- What you should do -
In the data below, find every line with the string "React" and pull it out.

- Provided information -
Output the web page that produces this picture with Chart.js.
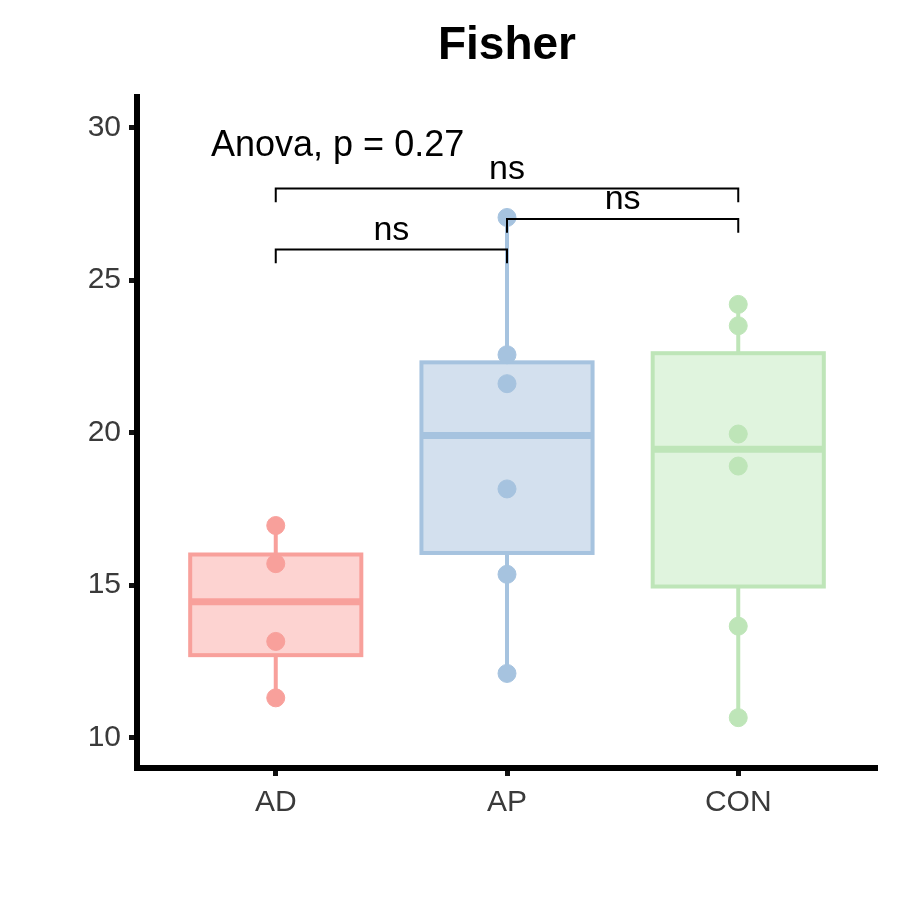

* * *

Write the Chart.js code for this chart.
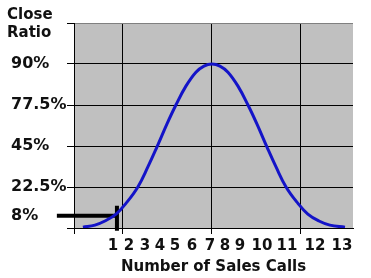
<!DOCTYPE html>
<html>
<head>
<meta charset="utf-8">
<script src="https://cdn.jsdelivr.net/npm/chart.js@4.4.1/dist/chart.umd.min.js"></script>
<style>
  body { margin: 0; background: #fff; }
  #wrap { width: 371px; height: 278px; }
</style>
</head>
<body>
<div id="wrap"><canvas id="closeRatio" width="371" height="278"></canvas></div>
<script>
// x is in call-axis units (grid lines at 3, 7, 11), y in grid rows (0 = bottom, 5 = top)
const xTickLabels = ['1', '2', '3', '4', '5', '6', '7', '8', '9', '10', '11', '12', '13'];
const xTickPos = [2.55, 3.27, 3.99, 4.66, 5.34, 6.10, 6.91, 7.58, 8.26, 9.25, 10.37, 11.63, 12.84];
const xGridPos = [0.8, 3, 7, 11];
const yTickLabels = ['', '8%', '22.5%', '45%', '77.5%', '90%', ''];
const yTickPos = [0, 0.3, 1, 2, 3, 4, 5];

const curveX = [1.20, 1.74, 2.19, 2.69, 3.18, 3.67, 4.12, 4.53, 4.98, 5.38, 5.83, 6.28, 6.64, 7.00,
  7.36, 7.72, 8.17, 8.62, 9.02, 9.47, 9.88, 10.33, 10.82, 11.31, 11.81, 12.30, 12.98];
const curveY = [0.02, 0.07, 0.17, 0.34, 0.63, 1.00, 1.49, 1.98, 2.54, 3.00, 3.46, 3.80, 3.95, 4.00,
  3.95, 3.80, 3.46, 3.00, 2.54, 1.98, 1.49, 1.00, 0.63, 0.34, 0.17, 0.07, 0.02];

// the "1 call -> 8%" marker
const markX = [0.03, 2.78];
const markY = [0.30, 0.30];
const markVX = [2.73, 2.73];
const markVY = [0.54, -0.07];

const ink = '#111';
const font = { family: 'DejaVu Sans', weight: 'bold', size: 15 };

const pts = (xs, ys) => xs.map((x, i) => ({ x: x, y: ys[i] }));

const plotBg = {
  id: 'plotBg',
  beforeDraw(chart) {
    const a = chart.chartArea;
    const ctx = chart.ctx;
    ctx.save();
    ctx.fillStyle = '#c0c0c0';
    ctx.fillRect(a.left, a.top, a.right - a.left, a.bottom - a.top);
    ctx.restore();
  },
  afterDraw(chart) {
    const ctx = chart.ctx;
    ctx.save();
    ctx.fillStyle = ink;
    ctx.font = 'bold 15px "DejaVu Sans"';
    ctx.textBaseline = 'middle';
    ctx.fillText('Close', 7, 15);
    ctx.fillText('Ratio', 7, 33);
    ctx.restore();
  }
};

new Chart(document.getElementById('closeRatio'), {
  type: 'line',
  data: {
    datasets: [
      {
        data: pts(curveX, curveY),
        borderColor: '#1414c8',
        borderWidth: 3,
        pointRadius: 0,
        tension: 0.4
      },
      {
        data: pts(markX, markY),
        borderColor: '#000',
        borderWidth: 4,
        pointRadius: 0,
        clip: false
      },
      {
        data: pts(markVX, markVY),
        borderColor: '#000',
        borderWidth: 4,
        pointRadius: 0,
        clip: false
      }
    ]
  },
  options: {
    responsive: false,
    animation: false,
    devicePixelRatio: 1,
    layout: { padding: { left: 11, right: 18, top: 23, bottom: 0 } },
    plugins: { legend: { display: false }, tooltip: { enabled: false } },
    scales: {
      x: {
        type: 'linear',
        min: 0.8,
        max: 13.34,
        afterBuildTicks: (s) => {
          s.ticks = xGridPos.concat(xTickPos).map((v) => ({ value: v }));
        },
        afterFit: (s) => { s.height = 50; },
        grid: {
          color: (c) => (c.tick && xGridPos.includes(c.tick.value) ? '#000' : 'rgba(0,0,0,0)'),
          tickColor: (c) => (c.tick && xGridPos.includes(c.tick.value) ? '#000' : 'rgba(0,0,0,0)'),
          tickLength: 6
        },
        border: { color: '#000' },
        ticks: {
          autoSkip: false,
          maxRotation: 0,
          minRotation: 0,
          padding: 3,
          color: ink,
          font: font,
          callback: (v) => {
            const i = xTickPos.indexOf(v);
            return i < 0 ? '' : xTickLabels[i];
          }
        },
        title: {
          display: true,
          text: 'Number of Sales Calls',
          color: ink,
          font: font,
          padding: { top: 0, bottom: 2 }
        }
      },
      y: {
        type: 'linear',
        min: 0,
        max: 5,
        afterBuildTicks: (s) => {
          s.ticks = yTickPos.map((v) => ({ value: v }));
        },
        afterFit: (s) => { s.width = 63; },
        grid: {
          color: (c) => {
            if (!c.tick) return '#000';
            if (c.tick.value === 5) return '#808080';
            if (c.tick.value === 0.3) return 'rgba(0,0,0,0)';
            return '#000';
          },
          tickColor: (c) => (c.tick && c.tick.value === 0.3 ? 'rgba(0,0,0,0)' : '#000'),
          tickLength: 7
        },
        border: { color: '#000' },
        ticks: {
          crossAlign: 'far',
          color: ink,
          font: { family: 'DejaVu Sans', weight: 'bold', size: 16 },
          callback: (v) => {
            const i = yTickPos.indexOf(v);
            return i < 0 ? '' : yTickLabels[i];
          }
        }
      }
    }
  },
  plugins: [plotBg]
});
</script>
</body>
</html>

...

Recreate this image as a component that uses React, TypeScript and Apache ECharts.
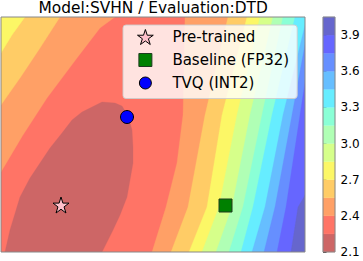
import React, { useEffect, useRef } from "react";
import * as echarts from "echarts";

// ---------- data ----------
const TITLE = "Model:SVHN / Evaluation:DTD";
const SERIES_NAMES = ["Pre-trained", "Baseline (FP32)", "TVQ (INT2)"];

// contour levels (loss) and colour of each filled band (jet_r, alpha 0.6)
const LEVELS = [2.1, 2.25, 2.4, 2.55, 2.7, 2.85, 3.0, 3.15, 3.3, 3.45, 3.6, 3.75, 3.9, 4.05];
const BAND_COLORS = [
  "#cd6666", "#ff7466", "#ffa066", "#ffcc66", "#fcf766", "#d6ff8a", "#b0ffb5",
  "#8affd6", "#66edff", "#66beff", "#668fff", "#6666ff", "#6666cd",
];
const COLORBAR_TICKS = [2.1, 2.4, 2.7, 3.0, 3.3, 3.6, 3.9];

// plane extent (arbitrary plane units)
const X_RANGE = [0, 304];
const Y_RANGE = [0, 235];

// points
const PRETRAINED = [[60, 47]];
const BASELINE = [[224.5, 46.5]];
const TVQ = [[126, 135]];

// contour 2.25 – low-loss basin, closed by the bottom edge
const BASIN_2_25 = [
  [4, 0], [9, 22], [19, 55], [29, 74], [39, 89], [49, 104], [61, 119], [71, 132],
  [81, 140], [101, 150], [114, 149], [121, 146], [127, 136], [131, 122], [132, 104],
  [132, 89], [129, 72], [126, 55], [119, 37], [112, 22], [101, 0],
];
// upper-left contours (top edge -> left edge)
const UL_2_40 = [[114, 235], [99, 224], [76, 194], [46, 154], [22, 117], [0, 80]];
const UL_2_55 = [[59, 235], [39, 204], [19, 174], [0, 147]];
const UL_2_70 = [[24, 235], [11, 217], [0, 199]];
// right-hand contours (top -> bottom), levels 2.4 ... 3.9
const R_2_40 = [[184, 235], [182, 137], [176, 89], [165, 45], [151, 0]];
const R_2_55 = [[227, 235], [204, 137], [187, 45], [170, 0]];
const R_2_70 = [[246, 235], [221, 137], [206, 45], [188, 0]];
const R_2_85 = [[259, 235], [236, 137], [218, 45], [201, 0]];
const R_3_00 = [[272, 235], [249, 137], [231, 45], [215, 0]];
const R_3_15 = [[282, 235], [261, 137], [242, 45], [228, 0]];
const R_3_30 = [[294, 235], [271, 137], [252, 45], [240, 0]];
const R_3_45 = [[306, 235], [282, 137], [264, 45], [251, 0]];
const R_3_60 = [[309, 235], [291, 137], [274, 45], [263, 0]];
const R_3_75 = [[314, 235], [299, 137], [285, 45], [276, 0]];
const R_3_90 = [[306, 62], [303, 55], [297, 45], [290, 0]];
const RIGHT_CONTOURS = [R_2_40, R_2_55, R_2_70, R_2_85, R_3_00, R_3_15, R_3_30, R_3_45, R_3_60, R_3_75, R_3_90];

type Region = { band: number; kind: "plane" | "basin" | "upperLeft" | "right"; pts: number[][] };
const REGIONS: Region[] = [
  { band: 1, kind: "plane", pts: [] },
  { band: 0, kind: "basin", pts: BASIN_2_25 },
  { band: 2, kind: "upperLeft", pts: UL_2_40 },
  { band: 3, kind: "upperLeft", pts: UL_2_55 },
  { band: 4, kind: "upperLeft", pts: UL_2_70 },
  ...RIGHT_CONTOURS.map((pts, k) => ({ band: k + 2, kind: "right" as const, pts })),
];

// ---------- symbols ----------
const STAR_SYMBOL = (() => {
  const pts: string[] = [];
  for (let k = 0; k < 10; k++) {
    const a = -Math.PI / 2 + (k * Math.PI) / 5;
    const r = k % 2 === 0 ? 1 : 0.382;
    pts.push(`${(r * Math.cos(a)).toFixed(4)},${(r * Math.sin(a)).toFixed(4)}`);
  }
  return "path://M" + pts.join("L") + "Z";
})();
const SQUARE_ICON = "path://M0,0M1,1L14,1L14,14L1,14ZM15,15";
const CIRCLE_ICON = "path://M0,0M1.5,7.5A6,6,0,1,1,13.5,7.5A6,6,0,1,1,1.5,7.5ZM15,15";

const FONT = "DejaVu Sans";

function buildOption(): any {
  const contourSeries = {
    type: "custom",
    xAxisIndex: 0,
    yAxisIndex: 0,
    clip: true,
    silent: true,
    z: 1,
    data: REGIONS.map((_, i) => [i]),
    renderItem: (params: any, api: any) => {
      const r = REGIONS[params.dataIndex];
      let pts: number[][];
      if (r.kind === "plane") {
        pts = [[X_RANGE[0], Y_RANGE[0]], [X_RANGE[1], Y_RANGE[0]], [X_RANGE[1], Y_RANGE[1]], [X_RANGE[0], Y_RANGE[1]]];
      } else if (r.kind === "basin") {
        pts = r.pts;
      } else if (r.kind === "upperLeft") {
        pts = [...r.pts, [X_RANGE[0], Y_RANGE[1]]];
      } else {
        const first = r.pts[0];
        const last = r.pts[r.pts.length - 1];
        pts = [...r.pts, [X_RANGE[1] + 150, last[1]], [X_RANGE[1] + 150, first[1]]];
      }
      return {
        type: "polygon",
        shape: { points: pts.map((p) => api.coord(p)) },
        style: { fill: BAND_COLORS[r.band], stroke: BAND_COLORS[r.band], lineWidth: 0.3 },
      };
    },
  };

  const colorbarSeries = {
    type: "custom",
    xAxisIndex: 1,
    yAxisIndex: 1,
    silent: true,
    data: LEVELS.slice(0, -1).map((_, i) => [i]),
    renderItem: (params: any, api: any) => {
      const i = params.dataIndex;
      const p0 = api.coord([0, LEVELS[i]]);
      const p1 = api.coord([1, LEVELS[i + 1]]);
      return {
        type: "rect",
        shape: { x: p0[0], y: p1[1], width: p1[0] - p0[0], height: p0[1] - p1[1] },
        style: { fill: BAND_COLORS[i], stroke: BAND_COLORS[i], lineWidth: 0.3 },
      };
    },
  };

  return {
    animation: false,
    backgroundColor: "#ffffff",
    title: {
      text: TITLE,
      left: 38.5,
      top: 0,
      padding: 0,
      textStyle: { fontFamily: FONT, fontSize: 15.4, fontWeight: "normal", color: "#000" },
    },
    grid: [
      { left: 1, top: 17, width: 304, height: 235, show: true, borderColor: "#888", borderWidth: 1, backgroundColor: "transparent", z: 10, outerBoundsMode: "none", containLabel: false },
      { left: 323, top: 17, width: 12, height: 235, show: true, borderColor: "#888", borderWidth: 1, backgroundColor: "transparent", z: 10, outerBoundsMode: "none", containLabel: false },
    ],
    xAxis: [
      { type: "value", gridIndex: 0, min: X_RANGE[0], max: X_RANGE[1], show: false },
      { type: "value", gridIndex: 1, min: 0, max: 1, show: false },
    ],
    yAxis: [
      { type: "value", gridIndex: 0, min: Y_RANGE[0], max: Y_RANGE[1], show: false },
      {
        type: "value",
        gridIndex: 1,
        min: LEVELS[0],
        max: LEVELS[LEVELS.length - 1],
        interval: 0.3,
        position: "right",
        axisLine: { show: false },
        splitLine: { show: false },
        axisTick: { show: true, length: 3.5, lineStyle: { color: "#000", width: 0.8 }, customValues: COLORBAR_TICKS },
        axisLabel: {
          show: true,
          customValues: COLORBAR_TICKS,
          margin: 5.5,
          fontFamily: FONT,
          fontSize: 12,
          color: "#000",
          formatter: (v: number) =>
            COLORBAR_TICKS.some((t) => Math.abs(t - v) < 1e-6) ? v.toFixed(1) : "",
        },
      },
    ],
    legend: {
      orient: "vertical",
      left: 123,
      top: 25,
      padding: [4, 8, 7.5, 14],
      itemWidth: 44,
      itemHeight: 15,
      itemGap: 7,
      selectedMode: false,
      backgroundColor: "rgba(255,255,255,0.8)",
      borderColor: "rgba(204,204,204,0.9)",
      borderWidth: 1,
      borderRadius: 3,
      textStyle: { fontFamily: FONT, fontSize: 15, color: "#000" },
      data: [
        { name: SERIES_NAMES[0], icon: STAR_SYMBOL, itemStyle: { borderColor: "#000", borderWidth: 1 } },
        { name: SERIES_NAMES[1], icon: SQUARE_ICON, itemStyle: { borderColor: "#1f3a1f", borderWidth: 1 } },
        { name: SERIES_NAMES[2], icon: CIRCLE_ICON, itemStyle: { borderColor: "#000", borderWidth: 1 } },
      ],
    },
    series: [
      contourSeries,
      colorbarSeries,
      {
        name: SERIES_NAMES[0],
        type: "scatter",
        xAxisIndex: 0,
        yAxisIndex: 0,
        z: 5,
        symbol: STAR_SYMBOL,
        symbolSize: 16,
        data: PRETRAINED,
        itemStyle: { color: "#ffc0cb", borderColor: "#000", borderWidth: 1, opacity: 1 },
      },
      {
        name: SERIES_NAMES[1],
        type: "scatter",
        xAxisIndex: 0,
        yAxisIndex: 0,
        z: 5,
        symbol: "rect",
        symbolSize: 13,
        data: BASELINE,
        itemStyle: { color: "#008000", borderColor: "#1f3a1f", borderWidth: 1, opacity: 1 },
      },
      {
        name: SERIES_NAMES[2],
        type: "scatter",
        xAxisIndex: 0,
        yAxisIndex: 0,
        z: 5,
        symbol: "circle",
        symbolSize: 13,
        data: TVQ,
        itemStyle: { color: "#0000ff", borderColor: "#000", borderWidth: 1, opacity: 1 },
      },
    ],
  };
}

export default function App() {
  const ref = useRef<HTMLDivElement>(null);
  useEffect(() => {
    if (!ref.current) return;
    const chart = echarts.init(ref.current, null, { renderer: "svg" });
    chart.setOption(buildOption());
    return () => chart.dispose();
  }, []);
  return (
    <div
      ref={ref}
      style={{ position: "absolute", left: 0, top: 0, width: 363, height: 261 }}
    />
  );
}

- The completed task -
Recreate this image as a component that uses React, TypeScript and Apache ECharts.
import React, { useEffect, useRef } from "react";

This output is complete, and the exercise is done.